Ben and Taylor begin to commiserate over their shared grunt-work for
the cautious Salvadori and discuss altering the compound in a way that has
significant implications beyond nighttime anxiety in PTSD cases.
The students
see the drug compound as a new window into the mind: a pharmacologically
induced conduit to the subconscious.
By changing the drug compound slightly, the students posit a way to
generate waking consciousness within the context of dreams. While mystics and clairvoyants have claimed
the ability to have “lucid dreams” for centuries, the students suggest that
through careful study, they could calibrate the medication to produce dreams
so real, the subject would hardly be able to separate them from reality. And by using sophisticated computer
programs to interpret brainwave patterns, the students could quantify their
results and explain their discovery to the academic community. The experiment has profound implications
for the study of neuroscience: to allow patients a window into the buried
memories and emotions that may be at the root of depression, anxiety,
paranoia, and many other psychological disorders.
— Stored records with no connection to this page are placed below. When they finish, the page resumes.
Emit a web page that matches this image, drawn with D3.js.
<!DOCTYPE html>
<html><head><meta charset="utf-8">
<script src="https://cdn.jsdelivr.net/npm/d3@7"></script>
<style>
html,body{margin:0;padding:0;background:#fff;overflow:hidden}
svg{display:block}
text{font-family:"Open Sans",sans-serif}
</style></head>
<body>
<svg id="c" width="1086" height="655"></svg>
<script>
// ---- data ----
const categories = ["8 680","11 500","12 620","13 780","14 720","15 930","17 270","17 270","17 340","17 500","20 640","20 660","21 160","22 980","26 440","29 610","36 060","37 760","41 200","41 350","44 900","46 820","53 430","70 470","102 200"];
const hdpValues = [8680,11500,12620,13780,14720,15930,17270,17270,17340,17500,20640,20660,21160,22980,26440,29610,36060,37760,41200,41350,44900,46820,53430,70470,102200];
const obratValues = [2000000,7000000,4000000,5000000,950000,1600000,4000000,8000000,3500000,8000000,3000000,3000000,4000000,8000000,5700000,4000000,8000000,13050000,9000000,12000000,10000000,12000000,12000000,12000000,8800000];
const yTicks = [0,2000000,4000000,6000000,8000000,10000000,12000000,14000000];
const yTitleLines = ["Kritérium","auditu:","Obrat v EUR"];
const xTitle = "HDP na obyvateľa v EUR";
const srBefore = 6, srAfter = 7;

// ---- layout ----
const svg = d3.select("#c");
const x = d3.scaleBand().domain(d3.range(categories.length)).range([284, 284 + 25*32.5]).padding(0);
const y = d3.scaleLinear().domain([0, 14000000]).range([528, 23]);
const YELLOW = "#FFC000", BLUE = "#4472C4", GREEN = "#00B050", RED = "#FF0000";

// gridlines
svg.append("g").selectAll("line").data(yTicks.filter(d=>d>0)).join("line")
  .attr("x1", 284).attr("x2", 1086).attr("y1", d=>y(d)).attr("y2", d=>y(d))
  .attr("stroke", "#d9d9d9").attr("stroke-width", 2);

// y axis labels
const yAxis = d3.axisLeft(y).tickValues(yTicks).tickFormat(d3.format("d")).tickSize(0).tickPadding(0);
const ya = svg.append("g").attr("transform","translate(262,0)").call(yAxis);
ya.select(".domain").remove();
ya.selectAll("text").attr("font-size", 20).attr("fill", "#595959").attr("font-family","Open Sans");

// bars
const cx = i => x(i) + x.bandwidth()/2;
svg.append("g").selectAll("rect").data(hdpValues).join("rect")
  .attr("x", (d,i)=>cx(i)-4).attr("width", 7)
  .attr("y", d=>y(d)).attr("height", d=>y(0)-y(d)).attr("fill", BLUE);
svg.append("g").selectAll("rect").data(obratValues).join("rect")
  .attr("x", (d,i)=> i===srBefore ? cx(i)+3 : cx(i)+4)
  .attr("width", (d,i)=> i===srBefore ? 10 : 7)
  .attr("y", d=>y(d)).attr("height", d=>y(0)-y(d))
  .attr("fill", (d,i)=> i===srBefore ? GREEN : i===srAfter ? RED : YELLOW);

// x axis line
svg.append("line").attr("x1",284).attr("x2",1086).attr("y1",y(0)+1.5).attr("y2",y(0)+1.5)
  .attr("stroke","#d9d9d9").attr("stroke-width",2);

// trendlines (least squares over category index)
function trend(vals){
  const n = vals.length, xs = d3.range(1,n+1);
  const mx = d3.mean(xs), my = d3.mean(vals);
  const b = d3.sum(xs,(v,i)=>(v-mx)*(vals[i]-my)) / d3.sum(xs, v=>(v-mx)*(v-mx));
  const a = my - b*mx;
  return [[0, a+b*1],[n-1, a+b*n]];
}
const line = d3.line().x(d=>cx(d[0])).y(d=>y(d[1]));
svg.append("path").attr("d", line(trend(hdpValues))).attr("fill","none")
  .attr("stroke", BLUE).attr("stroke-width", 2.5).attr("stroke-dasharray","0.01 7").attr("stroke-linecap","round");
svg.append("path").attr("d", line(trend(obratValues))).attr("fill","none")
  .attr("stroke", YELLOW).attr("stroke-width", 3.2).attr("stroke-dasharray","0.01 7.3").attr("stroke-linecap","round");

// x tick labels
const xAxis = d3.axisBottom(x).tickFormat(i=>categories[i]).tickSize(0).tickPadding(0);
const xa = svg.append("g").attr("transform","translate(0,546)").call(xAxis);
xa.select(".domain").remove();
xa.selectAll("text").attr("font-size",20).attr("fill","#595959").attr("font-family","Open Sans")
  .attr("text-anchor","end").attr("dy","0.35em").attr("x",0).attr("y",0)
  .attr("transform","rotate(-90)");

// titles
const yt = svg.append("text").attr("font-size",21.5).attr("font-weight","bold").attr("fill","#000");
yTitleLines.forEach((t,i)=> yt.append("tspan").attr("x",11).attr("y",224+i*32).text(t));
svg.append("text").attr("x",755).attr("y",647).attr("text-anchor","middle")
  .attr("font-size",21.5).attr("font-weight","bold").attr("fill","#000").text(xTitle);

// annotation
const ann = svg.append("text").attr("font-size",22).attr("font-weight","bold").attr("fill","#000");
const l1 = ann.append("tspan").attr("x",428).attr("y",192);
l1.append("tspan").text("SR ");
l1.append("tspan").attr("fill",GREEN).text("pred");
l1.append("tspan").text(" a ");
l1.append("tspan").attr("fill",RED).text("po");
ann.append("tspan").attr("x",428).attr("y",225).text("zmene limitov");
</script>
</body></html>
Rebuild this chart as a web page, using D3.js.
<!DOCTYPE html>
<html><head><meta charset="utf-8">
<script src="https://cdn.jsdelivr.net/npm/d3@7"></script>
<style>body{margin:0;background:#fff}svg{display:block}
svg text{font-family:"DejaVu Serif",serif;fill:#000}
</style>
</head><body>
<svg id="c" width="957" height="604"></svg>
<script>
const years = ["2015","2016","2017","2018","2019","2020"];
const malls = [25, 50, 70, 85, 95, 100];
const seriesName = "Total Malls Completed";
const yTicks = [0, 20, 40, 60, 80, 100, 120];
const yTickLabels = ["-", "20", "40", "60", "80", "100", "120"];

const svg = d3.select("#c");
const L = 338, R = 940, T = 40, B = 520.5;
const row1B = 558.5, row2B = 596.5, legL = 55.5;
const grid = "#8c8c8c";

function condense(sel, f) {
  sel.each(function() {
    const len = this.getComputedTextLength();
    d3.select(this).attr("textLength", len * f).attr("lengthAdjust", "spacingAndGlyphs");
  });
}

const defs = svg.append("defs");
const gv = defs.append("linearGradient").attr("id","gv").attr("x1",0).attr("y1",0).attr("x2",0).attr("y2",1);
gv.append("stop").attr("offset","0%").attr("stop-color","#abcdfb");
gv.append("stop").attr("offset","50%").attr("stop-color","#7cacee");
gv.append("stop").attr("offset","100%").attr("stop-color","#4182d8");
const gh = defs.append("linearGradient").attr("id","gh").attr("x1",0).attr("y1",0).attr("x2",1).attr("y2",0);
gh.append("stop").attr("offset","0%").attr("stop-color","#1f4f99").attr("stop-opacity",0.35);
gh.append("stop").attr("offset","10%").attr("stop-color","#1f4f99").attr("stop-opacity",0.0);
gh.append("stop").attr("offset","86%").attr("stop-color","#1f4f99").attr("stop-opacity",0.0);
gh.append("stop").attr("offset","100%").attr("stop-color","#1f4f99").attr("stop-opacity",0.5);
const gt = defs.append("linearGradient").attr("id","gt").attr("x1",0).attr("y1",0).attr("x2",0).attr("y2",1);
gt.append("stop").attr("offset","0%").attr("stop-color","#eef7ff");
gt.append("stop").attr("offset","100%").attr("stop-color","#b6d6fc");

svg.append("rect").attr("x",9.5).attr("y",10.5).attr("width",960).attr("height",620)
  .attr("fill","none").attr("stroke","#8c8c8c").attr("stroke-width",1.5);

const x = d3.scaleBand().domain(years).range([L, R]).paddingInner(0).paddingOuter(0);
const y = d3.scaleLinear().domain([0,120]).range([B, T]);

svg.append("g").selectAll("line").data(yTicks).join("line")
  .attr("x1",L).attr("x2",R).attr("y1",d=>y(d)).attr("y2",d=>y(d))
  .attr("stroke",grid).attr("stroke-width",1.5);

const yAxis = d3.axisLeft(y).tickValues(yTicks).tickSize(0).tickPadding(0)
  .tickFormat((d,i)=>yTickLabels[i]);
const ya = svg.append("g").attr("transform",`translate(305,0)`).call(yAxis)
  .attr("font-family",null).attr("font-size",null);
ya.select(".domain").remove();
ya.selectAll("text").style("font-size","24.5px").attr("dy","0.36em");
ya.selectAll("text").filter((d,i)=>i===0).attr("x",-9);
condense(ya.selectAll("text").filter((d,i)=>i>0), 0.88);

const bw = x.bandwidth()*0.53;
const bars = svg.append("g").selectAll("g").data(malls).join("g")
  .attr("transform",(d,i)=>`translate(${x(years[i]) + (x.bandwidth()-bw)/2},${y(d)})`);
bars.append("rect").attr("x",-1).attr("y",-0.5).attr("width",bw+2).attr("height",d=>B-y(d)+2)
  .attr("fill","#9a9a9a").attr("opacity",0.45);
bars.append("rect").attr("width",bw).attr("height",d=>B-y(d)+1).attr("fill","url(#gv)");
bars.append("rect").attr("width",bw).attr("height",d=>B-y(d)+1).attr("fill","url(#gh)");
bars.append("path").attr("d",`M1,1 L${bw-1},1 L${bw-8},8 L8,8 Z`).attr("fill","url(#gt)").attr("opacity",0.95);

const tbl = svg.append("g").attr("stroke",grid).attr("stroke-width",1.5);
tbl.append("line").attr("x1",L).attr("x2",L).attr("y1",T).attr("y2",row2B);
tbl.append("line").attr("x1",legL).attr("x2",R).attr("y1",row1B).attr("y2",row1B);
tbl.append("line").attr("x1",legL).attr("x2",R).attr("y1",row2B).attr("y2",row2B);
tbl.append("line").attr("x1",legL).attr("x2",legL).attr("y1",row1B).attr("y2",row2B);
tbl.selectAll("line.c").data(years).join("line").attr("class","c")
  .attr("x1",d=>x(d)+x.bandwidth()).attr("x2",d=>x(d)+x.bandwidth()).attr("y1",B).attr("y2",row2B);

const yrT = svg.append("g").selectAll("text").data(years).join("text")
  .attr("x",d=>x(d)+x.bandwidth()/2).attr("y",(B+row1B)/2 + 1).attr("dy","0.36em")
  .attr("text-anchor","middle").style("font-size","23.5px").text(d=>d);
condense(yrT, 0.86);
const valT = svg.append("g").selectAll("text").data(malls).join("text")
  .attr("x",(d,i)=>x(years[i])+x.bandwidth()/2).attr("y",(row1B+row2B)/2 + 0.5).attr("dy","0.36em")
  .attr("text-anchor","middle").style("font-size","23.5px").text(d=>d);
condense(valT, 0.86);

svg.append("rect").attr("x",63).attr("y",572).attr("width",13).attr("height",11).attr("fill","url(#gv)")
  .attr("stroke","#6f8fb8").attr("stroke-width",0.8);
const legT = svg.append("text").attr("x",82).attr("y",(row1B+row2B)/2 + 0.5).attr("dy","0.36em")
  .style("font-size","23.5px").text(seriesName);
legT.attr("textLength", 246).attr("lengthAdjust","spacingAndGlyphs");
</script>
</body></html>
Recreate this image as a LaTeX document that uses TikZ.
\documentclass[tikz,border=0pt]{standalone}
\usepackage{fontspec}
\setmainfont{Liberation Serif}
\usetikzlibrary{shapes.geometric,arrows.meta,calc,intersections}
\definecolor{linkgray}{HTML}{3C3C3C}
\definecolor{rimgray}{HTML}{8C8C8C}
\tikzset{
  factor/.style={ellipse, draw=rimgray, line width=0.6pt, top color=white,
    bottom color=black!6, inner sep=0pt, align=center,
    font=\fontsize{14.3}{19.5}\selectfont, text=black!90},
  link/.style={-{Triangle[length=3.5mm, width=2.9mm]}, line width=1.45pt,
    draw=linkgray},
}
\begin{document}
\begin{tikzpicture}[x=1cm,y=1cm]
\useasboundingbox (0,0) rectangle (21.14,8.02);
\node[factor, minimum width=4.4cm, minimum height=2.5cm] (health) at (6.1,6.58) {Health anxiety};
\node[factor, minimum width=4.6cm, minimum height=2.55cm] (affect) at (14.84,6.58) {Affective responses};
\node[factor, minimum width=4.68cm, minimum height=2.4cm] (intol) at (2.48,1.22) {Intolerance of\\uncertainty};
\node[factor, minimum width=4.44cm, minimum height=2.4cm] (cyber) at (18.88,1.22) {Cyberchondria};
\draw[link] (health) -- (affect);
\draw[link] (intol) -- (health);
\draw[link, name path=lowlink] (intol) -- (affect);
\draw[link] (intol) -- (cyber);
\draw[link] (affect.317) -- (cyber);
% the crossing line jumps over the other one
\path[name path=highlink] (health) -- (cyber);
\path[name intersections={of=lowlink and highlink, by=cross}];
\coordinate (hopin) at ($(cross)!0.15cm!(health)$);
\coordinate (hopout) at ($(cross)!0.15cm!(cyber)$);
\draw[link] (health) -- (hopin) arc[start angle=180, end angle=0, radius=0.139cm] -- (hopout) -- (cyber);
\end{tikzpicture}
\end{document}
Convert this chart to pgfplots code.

Although Salvadori recognizes that their
drug may work as intended, he dismisses their ideas as impractical and
cavalier.
Disappointed
but committed to his work with the doctor, Taylor continues to endure the monotony of
his research until the pharmaceutical company rejects his application on the
grounds that his work with Salvadori is insignificant. That same night, Taylor discovers Ben sleeping in the lab,
apparently experimenting with the compound they hypothesized. Forced to decide whether to expose Ben or
join him, Taylor
struggles with his own emerging concept of scientific ethics.
After a
confrontation, Taylor
decides to work with Ben. Taylor insists they use
only themselves as subjects, follow strict clinical procedures, and demands
secrecy. For several weeks, the
experiments go well, but soon the students’ personal lives start to
disintegrate. Taylor cannot discern whether his memories
are real or from one of his drug-induced dreams. Taylor’s
girlfriend becomes involved and stops going to classes, sleeping her days
away, maintaining that she is learning more about herself than she could in
class. Ben loses all interest in the
academic angle of the research, and shares the drug freely with fellow
students.
In the end, Taylor must grapple with
his own perception of scientific responsibility, even as it contradicts his
personal ethics. When the final
reckoning does awaken the characters, Taylor
realizes his efforts have become bitterly ironic, and he realizes that the
truth will not necessarily set him free.